Your Band is Your Brand

by | Jun 5, 2018 | Uncategorized

This post was originally published on Megaphone Agency. Author Jordan Gates thought it might be worth sharing with the community here. I definitely look forward to hearing your thoughts in the comments.

If there’s something you’d like to share with us, you can find our guest post guidelines here.

With that out of the way, here’s Jordan to share about the importance of branding.

How you market yourself plays a significant role in achieving success in the music industry. Part of that comes from distributing your music and getting it into the ears of the right listeners.

When it gets there though, it is crucial to make a great impression on your listeners and to turn them into lifelong fans. Creating a powerful brand will help you achieve this.

Your band is the music making machine that enables your career, and your brand is the face of your music that people will learn to know and love.

What is a Brand?

A brand is much more than just a name or a logo. It encompasses the entire identity of your group, including how you portray yourself to the world and how the world perceives you. Every move you make can have an affect on your brand. If done right, your brand can be a powerful and invaluable asset that holds deep meaning for your fans and others who interact with it.

Think of your fans as a “brand community”, meaning a group of people with shared values and interests. The thing that unites all of your fans is their admiration of your music and what it stands for.

There are many great examples of this in music. Consider The Grateful Dead. They have built a following of some of the most loyal fans ever. There is even a name for them – Deadheads! These fans feel connected to the band because of the distinctive culture they share and the music that is a part of their lives forever. Your brand can have the power to reach people globally, and it can have lasting value that survives throughout time.

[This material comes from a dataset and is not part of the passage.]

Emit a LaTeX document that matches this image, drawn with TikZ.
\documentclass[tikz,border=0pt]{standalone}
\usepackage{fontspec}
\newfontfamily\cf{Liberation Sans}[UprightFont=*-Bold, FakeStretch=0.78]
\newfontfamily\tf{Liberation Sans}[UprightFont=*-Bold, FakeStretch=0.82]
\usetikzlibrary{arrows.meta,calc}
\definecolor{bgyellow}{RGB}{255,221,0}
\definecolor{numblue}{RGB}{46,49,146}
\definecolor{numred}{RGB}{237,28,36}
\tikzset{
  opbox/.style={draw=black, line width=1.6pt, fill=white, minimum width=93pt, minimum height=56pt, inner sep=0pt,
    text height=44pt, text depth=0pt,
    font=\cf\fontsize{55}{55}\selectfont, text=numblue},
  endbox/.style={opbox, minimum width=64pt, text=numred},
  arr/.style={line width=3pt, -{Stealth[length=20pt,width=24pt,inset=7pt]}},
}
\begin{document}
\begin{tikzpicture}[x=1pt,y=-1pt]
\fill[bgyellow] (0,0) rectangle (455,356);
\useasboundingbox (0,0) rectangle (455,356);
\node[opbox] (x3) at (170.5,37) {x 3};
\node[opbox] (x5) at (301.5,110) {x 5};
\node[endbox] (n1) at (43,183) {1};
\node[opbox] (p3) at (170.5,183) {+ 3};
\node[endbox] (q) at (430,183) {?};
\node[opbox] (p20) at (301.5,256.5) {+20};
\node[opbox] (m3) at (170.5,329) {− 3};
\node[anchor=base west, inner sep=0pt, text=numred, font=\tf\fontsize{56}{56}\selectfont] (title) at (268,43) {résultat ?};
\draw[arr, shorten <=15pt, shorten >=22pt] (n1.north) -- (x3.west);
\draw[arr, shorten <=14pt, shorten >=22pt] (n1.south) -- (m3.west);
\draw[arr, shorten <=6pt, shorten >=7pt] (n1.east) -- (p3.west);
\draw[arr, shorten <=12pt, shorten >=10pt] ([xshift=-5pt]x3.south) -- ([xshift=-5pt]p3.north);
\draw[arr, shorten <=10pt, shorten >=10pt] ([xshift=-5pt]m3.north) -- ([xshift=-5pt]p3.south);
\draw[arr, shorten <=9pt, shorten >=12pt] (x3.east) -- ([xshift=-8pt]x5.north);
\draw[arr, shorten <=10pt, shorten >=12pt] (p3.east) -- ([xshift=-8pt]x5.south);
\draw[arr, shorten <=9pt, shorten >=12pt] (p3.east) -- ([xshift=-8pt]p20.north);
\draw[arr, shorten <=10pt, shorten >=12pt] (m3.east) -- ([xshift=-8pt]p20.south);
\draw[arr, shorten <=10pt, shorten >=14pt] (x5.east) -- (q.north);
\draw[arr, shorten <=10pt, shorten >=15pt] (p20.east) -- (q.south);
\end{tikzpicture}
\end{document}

Some of the best brands in music have lived on long after the band has broken up. Nirvana, Led Zeppelin, and The Beatles all remain household names to this day. These brands still hold tremendous value and bring in tons of money on their music and merchandise even though the bands no longer exist. There are many young fans of Led Zeppelin who have never been to a Led Zeppelin concert and were not even alive when the band was making music. That is powerful stuff!

Why Do You Need a Brand?

Establishing your own brand will give you and your followers a common bond and a sense of identity. In practical terms, this will allow you to market yourself better and ultimately sell more music, tickets, and t-shirts.

Your brand will help you position yourself in such a way to reach the people who care most about what you are doing and build loyalty among your fans. Your brand will also give you the ability to reach a far wider audience than you could ever physically play to, especially in today’s digital age. A strong brand and marketing plan can give you a voice all over the world.

A brand is an intangible concept, but it can create some real tangible value for you if done well. In business, brand equity is the reason you pay a lot more for certain products over the generic equivalent. The same idea holds true in the music business where fans are willing to pay a lot more for tickets to see an artist they love and identify with.

It is definitely worth putting some thought into who you are as a band and how you want people to perceive you. Building a solid brand is something that will take time and can be difficult when you are first starting out, but it will pay off big time in the grand scheme of things.

Pro Tip: Once you have established your brand, consider filing for a registered trademark on your name and logo with the USPTO. This will secure your intellectual property and give you legal authority over anyone that tries to imitate or rip off your brand.

Final Thoughts

A brand is easier to craft than you might think. Just look at other bands who play your style of music, specifically those that have achieved a degree of popularity.

What are they doing? What are they wearing? What does their logo look like? Who do they appeal to?

You don’t need to copy their brand verbatim, but you also don’t need to reinvent the wheel. If it’s working for others, it can work for you too!